One of the last barriers to enterprise Unified Communications (UC) appears to finally be coming down. Sprint has announced that they will support presence status for mobile phones on the Sprint wireless network. Sprint Mobile Integration will allow companies to extend their Cisco Unified Communications Manager or Avaya Communication Manager out to enterprise mobile users with support for presence.
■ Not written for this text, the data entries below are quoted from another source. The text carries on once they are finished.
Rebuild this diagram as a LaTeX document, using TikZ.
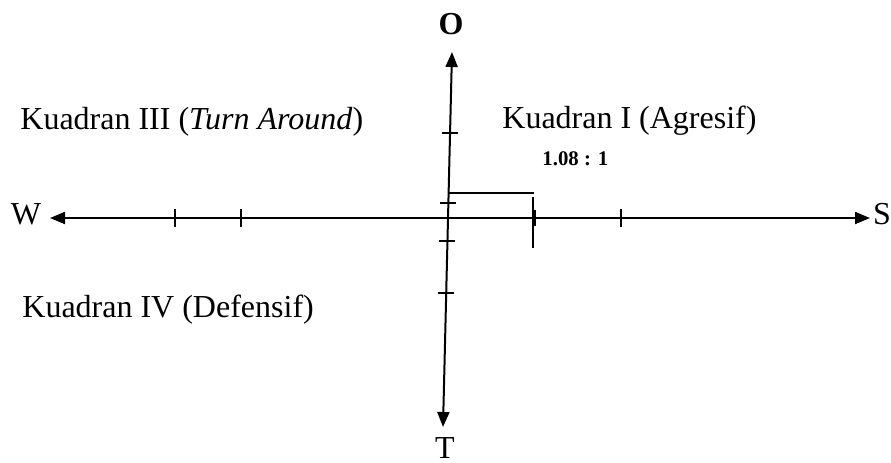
\documentclass[tikz,border=0pt]{standalone}
\usepackage{fontspec}
\setmainfont{Liberation Serif}
\usetikzlibrary{arrows.meta,positioning}
\tikzset{
  axisline/.style={line width=1pt, {Triangle[length=7.5pt,width=6pt]}-{Triangle[length=7.5pt,width=6pt]}},
  tickmark/.style={line width=0.75pt},
  axislabel/.style={anchor=base, inner sep=0pt, font=\fontsize{16}{19}\selectfont},
  quadlabel/.style={anchor=base west, inner sep=0pt, font=\fontsize{16}{19}\selectfont},
}

\begin{document}
\begin{tikzpicture}[x=0.5pt,y=-0.5pt]
\useasboundingbox (0,0) rectangle (891,462);
% ends of the axes
\coordinate (wtip) at (50,218);
\coordinate (stip) at (870,218);
\coordinate (otip) at (452,52);
\coordinate (ttip) at (443,427);

% axes
\draw[axisline] (wtip) -- (stip);
\draw[axisline] (ttip) -- (otip);
\node[axislabel] (W) at (26,224) {W};
\node[axislabel] (S) at (882,224) {S};
\node[axislabel, font=\fontsize{16}{19}\selectfont\bfseries] (O) at (451,34) {O};
\node[axislabel] (T) at (445,458) {T};

% ticks
\foreach \tx in {175,241,621}{
    \draw[tickmark] (\tx,209) -- (\tx,227);
}
\foreach \ty in {133,203,241,293}{
    \draw[tickmark] ({452-9*(\ty-52)/375-8},\ty) -- ++(16,0);
}
\draw[line width=1.5pt] (534,210) -- (534,226);

% position of the point
\draw[tickmark] (449,193) -- (534,193);
\draw[tickmark] (533,197) -- (533,248);
\node[quadlabel, font=\fontsize{10.4}{12}\selectfont\bfseries] (ratio) at (542,165) {1.08 : 1};

% quadrants
\node[quadlabel] (q3) at (20,129) {Kuadran III (\textit{Turn Around})};
\node[quadlabel] (q1) at (502,128) {Kuadran I (Agresif)};
\node[quadlabel] (q4) at (22,317) {Kuadran IV (Defensif)};
\end{tikzpicture}
\end{document}
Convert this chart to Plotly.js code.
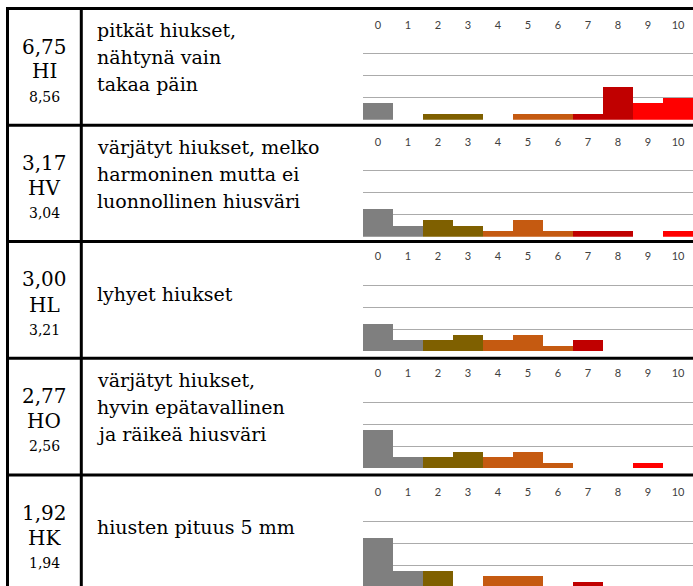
<!DOCTYPE html>
<html>
<head>
<meta charset="utf-8">
<script src="https://cdn.plot.ly/plotly-3.0.1.min.js"></script>
<style>
html,body{margin:0;padding:0;background:#fff;}
#chart{width:693px;height:586px;}
</style>
</head>
<body>
<div id="chart"></div>
<script>
// ---- data ----
const scores = [0, 1, 2, 3, 4, 5, 6, 7, 8, 9, 10];
const tickLabels = ['0', '1', '2', '3', '4', '5', '6', '7', '8', '9', '10'];
const countsHI = [3, 0, 1, 1, 0, 1, 1, 1, 6, 3, 4];
const countsHV = [5, 2, 3, 2, 1, 3, 1, 1, 1, 0, 1];
const countsHL = [5, 2, 2, 3, 2, 3, 1, 2, 0, 0, 0];
const countsHO = [7, 2, 2, 3, 2, 3, 1, 0, 0, 1, 0];
const countsHK = [9, 3, 3, 0, 2, 2, 0, 1, 0, 0, 0];
const meanValues = ['6,75', '3,17', '3,00', '2,77', '1,92'];
const codes = ['HI', 'HV', 'HL', 'HO', 'HK'];
const subValues = ['8,56', '3,04', '3,21', '2,56', '1,94'];
const descriptions = [
  ['pitkät hiukset,', 'nähtynä vain', 'takaa päin'],
  ['värjätyt hiukset, melko', 'harmoninen mutta ei', 'luonnollinen hiusväri'],
  ['lyhyet hiukset'],
  ['värjätyt hiukset,', 'hyvin epätavallinen', 'ja räikeä hiusväri'],
  ['hiusten pituus 5 mm']
];
const allCounts = [countsHI, countsHV, countsHL, countsHO, countsHK];

// ---- style / layout geometry (pixels) ----
const W = 693, H = 586;
const barColors = ['#7F7F7F', '#7F7F7F', '#7F6000', '#7F6000', '#C55A11', '#C55A11', '#C55A11', '#C00000', '#C00000', '#FF0000', '#FF0000'];
const rowTops = [8.5, 125.3, 241.5, 358.2, 475];
const baselines = [119.8, 236.8, 351, 468, 587];
const pxPerUnit = 5.5;
const rangeTop = 16;
const chartLeft = 363;
const px2x = p => p / W;
const px2y = p => 1 - p / H;

const traces = [];
const layout = {
  width: W, height: H,
  margin: {l: 0, r: 0, t: 0, b: 0, pad: 0},
  paper_bgcolor: '#ffffff', plot_bgcolor: 'rgba(0,0,0,0)',
  showlegend: false,
  bargap: 0,
  shapes: [], annotations: []
};

allCounts.forEach((counts, i) => {
  const n = i === 0 ? '' : String(i + 1);
  traces.push({
    type: 'bar', x: scores, y: counts,
    xaxis: 'x' + n, yaxis: 'y' + n,
    marker: {color: barColors, line: {width: 0}},
    hoverinfo: 'x+y'
  });
  const bottomPx = Math.min(baselines[i], H);
  const rMin = (baselines[i] - bottomPx) / pxPerUnit;
  const topPx = baselines[i] - rangeTop * pxPerUnit;
  layout['xaxis' + n] = {
    domain: [px2x(chartLeft), 1], range: [-0.5, 10.5],
    anchor: 'y' + n, side: 'top',
    tickmode: 'array', tickvals: scores, ticktext: tickLabels,
    ticks: '', showgrid: false, zeroline: false, showline: false,
    tickfont: {family: 'Lato, "Open Sans", sans-serif', size: 11, color: '#404040'},
    fixedrange: true
  };
  layout['yaxis' + n] = {
    domain: [px2y(bottomPx), px2y(topPx)], range: [rMin, rangeTop],
    anchor: 'x' + n,
    tickmode: 'array', tickvals: [4, 8, 12],
    showticklabels: false, ticks: '',
    showgrid: true, gridcolor: '#ABABAB', gridwidth: 1,
    zeroline: false, showline: false, fixedrange: true
  };

  // left column texts
  const T = rowTops[i];
  const cx = px2x(44);
  layout.annotations.push(
    {xref: 'paper', yref: 'paper', x: cx, y: px2y(T + 38), xanchor: 'center', yanchor: 'middle',
     text: meanValues[i], showarrow: false, font: {family: '"DejaVu Serif", serif', size: 20, color: '#000'}},
    {xref: 'paper', yref: 'paper', x: cx, y: px2y(T + 63), xanchor: 'center', yanchor: 'middle',
     text: codes[i], showarrow: false, font: {family: '"DejaVu Serif", serif', size: 20, color: '#000'}},
    {xref: 'paper', yref: 'paper', x: cx, y: px2y(T + 88), xanchor: 'center', yanchor: 'middle',
     text: subValues[i], showarrow: false, font: {family: '"DejaVu Serif", serif', size: 14, color: '#000'}}
  );
  // description lines
  const lines = descriptions[i];
  const firstCenter = lines.length === 1 ? 52 : 22;
  lines.forEach((ln, k) => {
    layout.annotations.push({
      xref: 'paper', yref: 'paper', x: px2x(95), y: px2y(T + firstCenter + 27 * k),
      xanchor: 'left', yanchor: 'middle', text: ln, showarrow: false,
      font: {family: '"DejaVu Serif", serif', size: 19, color: '#000'}
    });
  });
});

// table borders
const border = {color: '#000000', width: 3};
[8.5, 125.3, 241.5, 358.2, 475].forEach(py => {
  layout.shapes.push({type: 'line', xref: 'paper', yref: 'paper', x0: px2x(6), x1: 1, y0: px2y(py), y1: px2y(py), line: border, layer: 'above'});
});
[7.5, 81.3].forEach(px => {
  layout.shapes.push({type: 'line', xref: 'paper', yref: 'paper', x0: px2x(px), x1: px2x(px), y0: px2y(7), y1: 0, line: border, layer: 'above'});
});

Plotly.newPlot('chart', traces, layout, {staticPlot: true, displayModeBar: false});
</script>
</body>
</html>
From the article:
Sprint is touting the service’s ability to avoid desk phone deployment for highly mobile workers, who can use their mobiles and stay on-net; Dan Jacobson told me an enterprise could even consider the Mobile Integration service as a way to avoid deploying a PBX or any other premises system at small offices–you just give everyone a mobile and they hang off the Sprint network that’s tied to the main enterprise system.
This has two significant effects from my point of view.
- This represents a huge potential shift in the designs for branch PBX deployments for large distributed enterprise PBX systems. Currently these branch deployments require locally based routers (voice gateways) in case the WAN fails and someone needs to place an emergency call, as well as adequate WAN bandwidth to support the voice calls that will terminate to or be generated from each branch location. There is a potential savings in hardware (phones, routers, switches, etc.) and deployment time for large branch deployments.
- This capability may the first part of the “missing link” that enterprises are waiting to see in the UC market. There is so much talk of “federation” and platform integrations, as well as B2B presence sharing. With the increase in mobile users, work-at-home users and outsource relationships it will be critical that carriers step in to fill the gap between enterprises.
The next major step will be to support additional presence states, beyond just “Available” and “On The Phone” at the carrier level, and across carriers. Imagine if you never had to dial someone again, just to hear a voicemail message and wait for them to call you back. Comprehensive, universal presence would allow you to see when people in your contact list are available, busy or out of range and plan your contact with them accordingly.
Skype does this today, and is one of the fastest growing telephony services in the world - all on the carrier’s own networks. It only makes sense for Sprint and others to offer the same flexibility to their customers. It will be interesting to see if the other carriers offer competing products and whether Sprint will secure new business as a result of this offering.
A question to my readers: Will presence be the death of voicemail? I’ll have to cover that in a future blog post. Feel free to comment.